Engagement behavior on your website sends indirect signals. If users arrive from a Maps listing, explore multiple pages, and spend meaningful time on the site, Google interprets this as a positive match between the search intent and your business. High bounce rates from Maps traffic can gradually erode your ranking position.
Spam, Trust, and Competitive Pressure
Google Maps has a significant spam problem, and the ranking system has adapted to address it. Understanding how spam suppression works helps legitimate businesses avoid penalties and use competitive pressure to their advantage.
Common spam tactics Google targets in 2026:
- Keyword stuffing in business names: Listing a business as “Chicago Plumber Fast Emergency Plumbing Services” instead of your actual business name violates policy and triggers suppression
- Fake locations: Virtual offices, coworking addresses used without genuine client-facing operations, and residential addresses listed as commercial locations
- Review manipulation: Soliciting reviews through incentives, posting reviews from employees, or using services that generate fake reviewer accounts
- Category abuse: Selecting primary categories unrelated to your core service to appear in broader search results
Competitors engaging in spam can distort local results, making it harder for legitimate businesses to rank. Google provides a Business Redressal Complaint Form for reporting policy violations. Consistent, well-documented reports about competitor spam do influence outcomes, though resolution timelines vary.
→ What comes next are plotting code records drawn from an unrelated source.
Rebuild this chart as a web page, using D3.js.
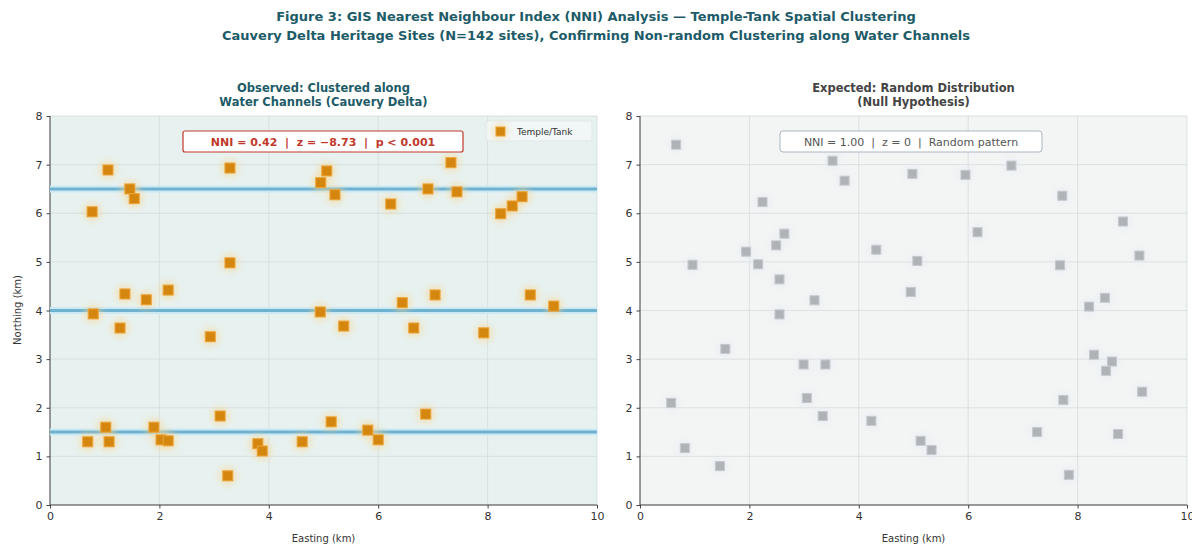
<!DOCTYPE html>
<html>
<head>
<meta charset="utf-8">
<script src="https://cdn.jsdelivr.net/npm/d3@7"></script>
<style>
  body { margin: 0; background: #ffffff; }
  svg text { font-family: "DejaVu Sans", sans-serif; }
  .axis text { font-size: 11px; fill: #333; }
  .axis path, .axis line { stroke: #444; }
</style>
</head>
<body>
<div id="chart"></div>
<script>
// observed sites (easting, northing in km)
var obsX = [0.77, 1.06, 1.46, 1.54, 3.29, 4.95, 5.06, 5.21, 6.23, 6.91, 7.33, 7.44, 8.24, 8.45, 8.63,
            0.79, 1.28, 1.37, 1.76, 2.16, 2.93, 3.29, 4.94, 5.37, 6.44, 6.65, 7.04, 7.93, 8.78, 9.21,
            0.69, 1.02, 1.08, 1.90, 2.03, 2.16, 3.11, 3.25, 3.80, 3.88, 4.61, 5.14, 5.81, 6.00, 6.87];
var obsY = [6.03, 6.89, 6.50, 6.30, 6.93, 6.63, 6.87, 6.38, 6.19, 6.50, 7.04, 6.44, 5.99, 6.15, 6.34,
            3.93, 3.64, 4.34, 4.22, 4.42, 3.46, 4.98, 3.97, 3.68, 4.16, 3.64, 4.32, 3.54, 4.32, 4.09,
            1.30, 1.60, 1.30, 1.60, 1.34, 1.32, 1.83, 0.60, 1.26, 1.11, 1.30, 1.71, 1.54, 1.34, 1.87];

// random (null) sites
var rndX = [0.66, 3.52, 3.74, 2.24, 4.98, 5.95, 6.79, 7.72, 8.83, 9.13,
            0.96, 1.94, 2.16, 2.49, 2.64, 2.55, 2.55, 3.19, 4.32, 5.07, 4.95, 6.17, 7.68, 8.21, 8.50,
            1.56, 2.99, 3.39, 8.30, 8.63, 8.52, 9.18,
            0.57, 3.05, 3.34, 4.23, 7.74, 7.26, 8.74, 0.82, 1.46, 5.13, 5.33, 7.84];
var rndY = [7.41, 7.08, 6.67, 6.23, 6.81, 6.79, 6.98, 6.36, 5.83, 5.13,
            4.94, 5.21, 4.95, 5.34, 5.58, 4.64, 3.92, 4.21, 5.25, 5.02, 4.38, 5.61, 4.93, 4.08, 4.26,
            3.21, 2.89, 2.89, 3.09, 2.95, 2.76, 2.33,
            2.10, 2.20, 1.83, 1.73, 2.16, 1.50, 1.46, 1.17, 0.80, 1.32, 1.13, 0.62];

// water channels (northing)
var channels = [1.5, 4.0, 6.5];
var ticksX = [0, 2, 4, 6, 8, 10];
var ticksY = [0, 1, 2, 3, 4, 5, 6, 7, 8];

var W = 1192, H = 544;
var svg = d3.select("#chart").append("svg")
    .attr("width", W).attr("height", H);

var defs = svg.append("defs");
defs.append("filter").attr("id", "glow")
    .attr("x", "-50%").attr("y", "-50%").attr("width", "200%").attr("height", "200%")
  .append("feGaussianBlur").attr("stdDeviation", 3);

// main title
svg.append("text").attr("x", W / 2).attr("y", 21)
    .attr("text-anchor", "middle").style("font-size", "13px").style("font-weight", "bold")
    .style("fill", "#1d5b68")
    .text("Figure 3: GIS Nearest Neighbour Index (NNI) Analysis \u2014 Temple-Tank Spatial Clustering");
svg.append("text").attr("x", W / 2).attr("y", 40)
    .attr("text-anchor", "middle").style("font-size", "13px").style("font-weight", "bold")
    .style("fill", "#1d5b68")
    .text("Cauvery Delta Heritage Sites (N=142 sites), Confirming Non-random Clustering along Water Channels");

function panel(opt) {
  var x = d3.scaleLinear().domain([0, 10]).range([opt.left, opt.left + 547]);
  var y = d3.scaleLinear().domain([0, 8]).range([505, 116]);
  var g = svg.append("g");

  g.append("rect")
    .attr("x", x(0)).attr("y", y(8))
    .attr("width", x(10) - x(0)).attr("height", y(0) - y(8))
    .style("fill", opt.bg);

  // grid
  g.selectAll("line.gx").data(ticksX).enter().append("line")
    .attr("x1", d => x(d)).attr("x2", d => x(d))
    .attr("y1", y(0)).attr("y2", y(8))
    .style("stroke", "#d6dcdc").style("stroke-width", 0.8);
  g.selectAll("line.gy").data(ticksY).enter().append("line")
    .attr("x1", x(0)).attr("x2", x(10))
    .attr("y1", d => y(d)).attr("y2", d => y(d))
    .style("stroke", "#d6dcdc").style("stroke-width", 0.8);

  // subplot title
  opt.title.forEach((t, i) => {
    g.append("text").attr("x", (x(0) + x(10)) / 2).attr("y", 92 + i * 14)
      .attr("text-anchor", "middle").style("font-size", "11.5px").style("font-weight", "bold")
      .style("fill", opt.titleColor).text(t);
  });

  // axes
  g.append("g").attr("class", "axis")
    .attr("transform", "translate(0," + y(0) + ")")
    .call(d3.axisBottom(x).tickValues(ticksX).tickSize(3.5).tickPadding(4).tickFormat(d3.format("d")))
    .call(a => a.select(".domain").attr("d", "M" + x(0) + ",0H" + x(10)));
  g.append("g").attr("class", "axis")
    .attr("transform", "translate(" + x(0) + ",0)")
    .call(d3.axisLeft(y).tickValues(ticksY).tickSize(3.5).tickPadding(4).tickFormat(d3.format("d")))
    .call(a => a.select(".domain").attr("d", "M0," + y(0) + "V" + y(8)));

  g.append("text").attr("x", (x(0) + x(10)) / 2).attr("y", 542)
    .attr("text-anchor", "middle").style("font-size", "10px").style("fill", "#333")
    .text("Easting (km)");

  return {g: g, x: x, y: y};
}

// ---- left: observed
var L = panel({left: 50, bg: "#e7f1ef", title: ["Observed: Clustered along", "Water Channels (Cauvery Delta)"], titleColor: "#1d5b68"});

L.g.selectAll("line.chan").data(channels).enter().append("line")
  .attr("x1", L.x(0)).attr("x2", L.x(10))
  .attr("y1", d => L.y(d)).attr("y2", d => L.y(d))
  .style("stroke", "#cbe9f5").style("stroke-width", 7);
L.g.selectAll("line.chan2").data(channels).enter().append("line")
  .attr("x1", L.x(0)).attr("x2", L.x(10))
  .attr("y1", d => L.y(d)).attr("y2", d => L.y(d))
  .style("stroke", "#6fb2cf").style("stroke-width", 3);

L.g.selectAll("circle.halo").data(obsX).enter().append("circle")
  .attr("cx", d => L.x(d)).attr("cy", (d, i) => L.y(obsY[i])).attr("r", 9)
  .style("fill", "#fbd58c").style("opacity", 0.55).attr("filter", "url(#glow)");
L.g.selectAll("rect.site").data(obsX).enter().append("rect")
  .attr("x", d => L.x(d) - 5).attr("y", (d, i) => L.y(obsY[i]) - 5)
  .attr("width", 10).attr("height", 10)
  .style("fill", "#d4860f").style("stroke", "#eba338").style("stroke-width", 1);

L.g.append("text").attr("transform", "translate(21,310) rotate(-90)")
  .attr("text-anchor", "middle").style("font-size", "10px").style("fill", "#333")
  .text("Northing (km)");

// annotation
var annL = L.g.append("g");
annL.append("rect").attr("x", 183).attr("y", 131).attr("width", 280).attr("height", 21).attr("rx", 2)
  .style("fill", "#ffffff").style("stroke", "#c0392b").style("stroke-width", 1.2);
annL.append("text").attr("x", 323).attr("y", 146).attr("text-anchor", "middle")
  .style("font-size", "11px").style("font-weight", "bold").style("fill", "#c0392b")
  .attr("xml:space", "preserve")
  .text("NNI = 0.42  |  z = \u22128.73  |  p < 0.001");

// legend
var leg = L.g.append("g");
leg.append("rect").attr("x", 486).attr("y", 121).attr("width", 106).attr("height", 20).attr("rx", 2)
  .style("fill", "#f4f8f8").style("opacity", 0.8).style("stroke", "#e0e6e6");
leg.append("circle").attr("cx", 500).attr("cy", 131).attr("r", 8)
  .style("fill", "#fbd58c").style("opacity", 0.55).attr("filter", "url(#glow)");
leg.append("rect").attr("x", 496).attr("y", 127).attr("width", 9).attr("height", 9)
  .style("fill", "#d4860f").style("stroke", "#eba338");
leg.append("text").attr("x", 517).attr("y", 134.5).style("font-size", "9px").style("fill", "#333")
  .text("Temple/Tank");

// ---- right: random
var R = panel({left: 640, bg: "#f3f4f4", title: ["Expected: Random Distribution", "(Null Hypothesis)"], titleColor: "#444"});

R.g.selectAll("circle.halo").data(rndX).enter().append("circle")
  .attr("cx", d => R.x(d)).attr("cy", (d, i) => R.y(rndY[i])).attr("r", 8)
  .style("fill", "#e4ecf4").style("opacity", 0.6).attr("filter", "url(#glow)");
R.g.selectAll("rect.site").data(rndX).enter().append("rect")
  .attr("x", d => R.x(d) - 4.5).attr("y", (d, i) => R.y(rndY[i]) - 4.5)
  .attr("width", 9).attr("height", 9)
  .style("fill", "#afb2b7").style("stroke", "#c6c8cc").style("stroke-width", 1);

var annR = R.g.append("g");
annR.append("rect").attr("x", 780).attr("y", 131).attr("width", 262).attr("height", 21).attr("rx", 3)
  .style("fill", "#ffffff").style("stroke", "#a9b6c2").style("stroke-width", 1);
annR.append("text").attr("x", 911).attr("y", 146).attr("text-anchor", "middle")
  .style("font-size", "11px").style("fill", "#555")
  .attr("xml:space", "preserve")
  .text("NNI = 1.00  |  z = 0  |  Random pattern");
</script>
</body>
</html>
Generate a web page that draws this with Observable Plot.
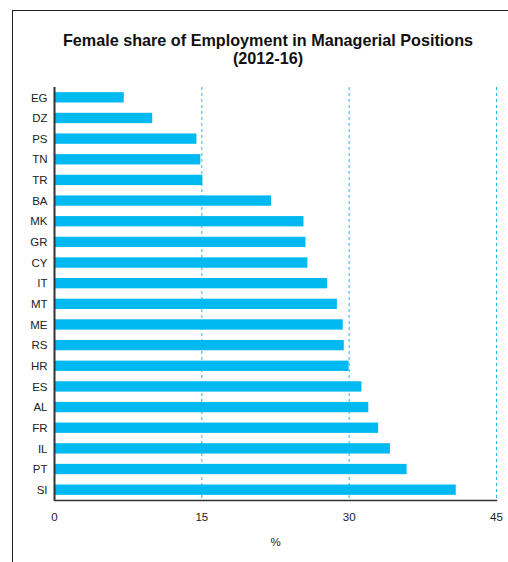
<!DOCTYPE html>
<html>
<head>
<meta charset="utf-8">
<script src="https://cdn.jsdelivr.net/npm/d3@7"></script>
<script src="https://cdn.jsdelivr.net/npm/@observablehq/plot@0.6"></script>
<style>
  html, body { margin: 0; padding: 0; background: #fff; width: 508px; height: 562px; overflow: hidden; }
  body { position: relative; font-family: "Liberation Sans", Arial, Helvetica, sans-serif; }
  #box { position: absolute; left: 12px; top: 10px; width: 600px; height: 600px; border-left: 1.5px solid #222; border-top: 1.5px solid #222; }
  #title { position: absolute; left: 12px; width: 512px; top: 31px; text-align: center; font-weight: bold; font-size: 16.2px; line-height: 18px; color: #111; }
  #chart { position: absolute; left: 0; top: 80px; }
</style>
</head>
<body>
<div id="box"></div>
<div id="title">Female share of Employment in Managerial Positions<br>(2012-16)</div>
<div id="chart"></div>
<script>
const countries = ["EG","DZ","PS","TN","TR","BA","MK","GR","CY","IT","MT","ME","RS","HR","ES","AL","FR","IL","PT","SI"];
const shares = [7.1, 10.0, 14.5, 14.9, 15.1, 22.1, 25.4, 25.6, 25.8, 27.8, 28.8, 29.4, 29.5, 30.0, 31.3, 32.0, 33.0, 34.2, 35.9, 40.9];
const xTicks = [0, 15, 30, 45];
const gridTicks = [15, 30, 45];

const data = countries.map((c, i) => ({country: c, value: shares[i]}));

const chart = Plot.plot({
  width: 508,
  height: 475,
  marginLeft: 54,
  marginRight: 12,
  marginTop: 7,
  marginBottom: 55,
  style: {fontFamily: "'Liberation Sans', Arial, Helvetica, sans-serif", fontSize: "11.5px", color: "#222", background: "transparent"},
  x: {domain: [0, 45]},
  y: {domain: countries, paddingInner: 0.5, paddingOuter: 0.25, round: false},
  marks: [
    Plot.gridX(gridTicks, {stroke: "#29b6e8", strokeOpacity: 1, strokeWidth: 1, strokeDasharray: "3,3"}),
    Plot.barX(data, {x: "value", y: "country", fill: "#00b9f1"}),
    Plot.axisX(xTicks, {tickSize: 0, tickPadding: 12, label: "%", labelArrow: false, labelAnchor: "center", labelOffset: 45, fontSize: 11.5}),
    Plot.axisY({tickSize: 0, tickPadding: 7, label: null, fontSize: 11.5}),
    Plot.ruleX([0], {stroke: "#333", strokeWidth: 2}),
    Plot.frame({anchor: "bottom", stroke: "#333", strokeWidth: 1.5})
  ]
});
document.getElementById("chart").appendChild(chart);
</script>
</body>
</html>
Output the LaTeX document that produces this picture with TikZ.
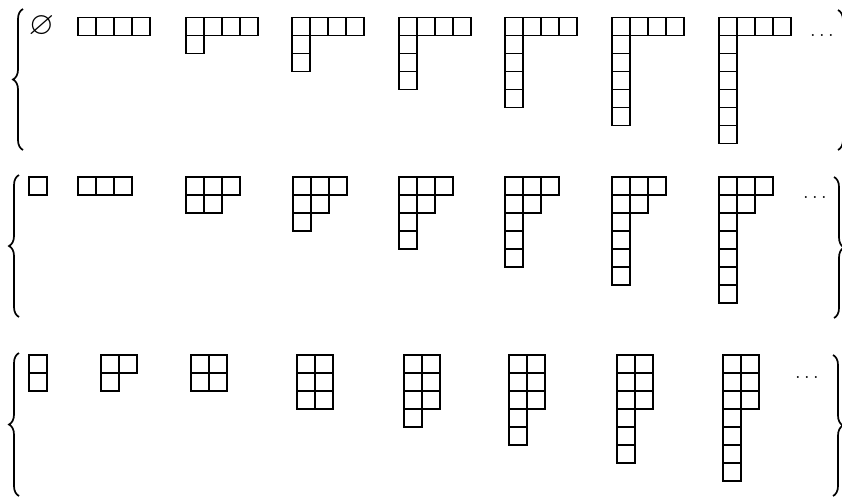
\documentclass[tikz,border=0pt]{standalone}
\usepackage{amssymb}
\usetikzlibrary{decorations.pathreplacing}

\tikzset{
  cell/.style={draw,line width=1.8pt},
  setbrace/.style={decorate,decoration={brace,amplitude=10pt},line width=1.7pt},
  more/.style={font=\huge,inner sep=0pt},
}
% Young diagram: #1 left, #2 top, #3 row lengths
\newcommand{\youngdiag}[3]{%
  \foreach \len [count=\r from 0] in {#3}{%
    \foreach \c in {1,...,\len}{%
      \draw[cell] ({#1+(\c-1)*18},{#2+\r*18}) rectangle ++(18,18);
    }%
  }%
}

\begin{document}
\begin{tikzpicture}[x=1pt,y=-1pt]
        \clip (0,0) rectangle (842,496);
        % first set
        \draw[setbrace] (23,150) -- (23,9);
        \node[font=\Huge,scale=1.3,inner sep=0pt] (empty) at (41.5,26) {$\varnothing$};
        \youngdiag{78}{17.5}{4}
        \youngdiag{186}{17.5}{4,1}
        \youngdiag{292}{17.5}{4,1,1}
        \youngdiag{399}{17.5}{4,1,1,1}
        \youngdiag{505}{17.5}{4,1,1,1,1}
        \youngdiag{612}{17.5}{4,1,1,1,1,1}
        \youngdiag{719}{17.5}{4,1,1,1,1,1,1}
        \node[more] (dotsa) at (822,35) {$\ldots$};
        \draw[setbrace] (838,10) -- (838,150);
        % second set
        \draw[setbrace] (19,317) -- (19,175);
        \youngdiag{29}{177}{1}
        \youngdiag{78}{177}{3}
        \youngdiag{186}{177}{3,2}
        \youngdiag{293}{177}{3,2,1}
        \youngdiag{399}{177}{3,2,1,1}
        \youngdiag{505}{177}{3,2,1,1,1}
        \youngdiag{612}{177}{3,2,1,1,1,1}
        \youngdiag{719}{177}{3,2,1,1,1,1,1}
        \node[more] (dotsb) at (815,197) {$\ldots$};
        \draw[setbrace] (834,177) -- (834,318);
        % third set
        \draw[setbrace] (19,496) -- (19,353);
        \youngdiag{29}{355}{1,1}
        \youngdiag{101}{355}{2,1}
        \youngdiag{191}{355}{2,2}
        \youngdiag{297}{355}{2,2,2}
        \youngdiag{404}{355}{2,2,2,1}
        \youngdiag{509}{355}{2,2,2,1,1}
        \youngdiag{617}{355}{2,2,2,1,1,1}
        \youngdiag{723}{355}{2,2,2,1,1,1,1}
        \node[more] (dotsc) at (807,377) {$\ldots$};
        \draw[setbrace] (833,355) -- (833,496);
      \end{tikzpicture}
\end{document}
Trust building is the sustainable alternative to spam. Businesses that accumulate consistent reviews, maintain accurate profile information, publish regular photo updates, and respond to customer questions build a trust profile that withstands algorithm updates. Google rewards stability. A business with three years of clean, steady signals will outperform a newer competitor that spikes quickly and then stagnates.
Competitive pressure also shapes what it takes to rank. A Google Maps category with 20 businesses in a city requires different effort than one with 200. Benchmarking your review count, response rate, photo recency, and website authority against the top three local competitors shows you exactly where the gaps are.
Posting regularly to your Google Business Profile through the Posts feature keeps your listing active and signals ongoing business operations. Profile completeness — filling in hours, attributes, services, products, and Q&A — reduces ambiguity in how Google classifies and ranks your listing.
In 2026, Google Maps rewards businesses that operate transparently, serve real customers, and maintain consistent data across every platform where they appear. The businesses winning local rankings are not running tricks. They are simply doing the fundamentals better than everyone else.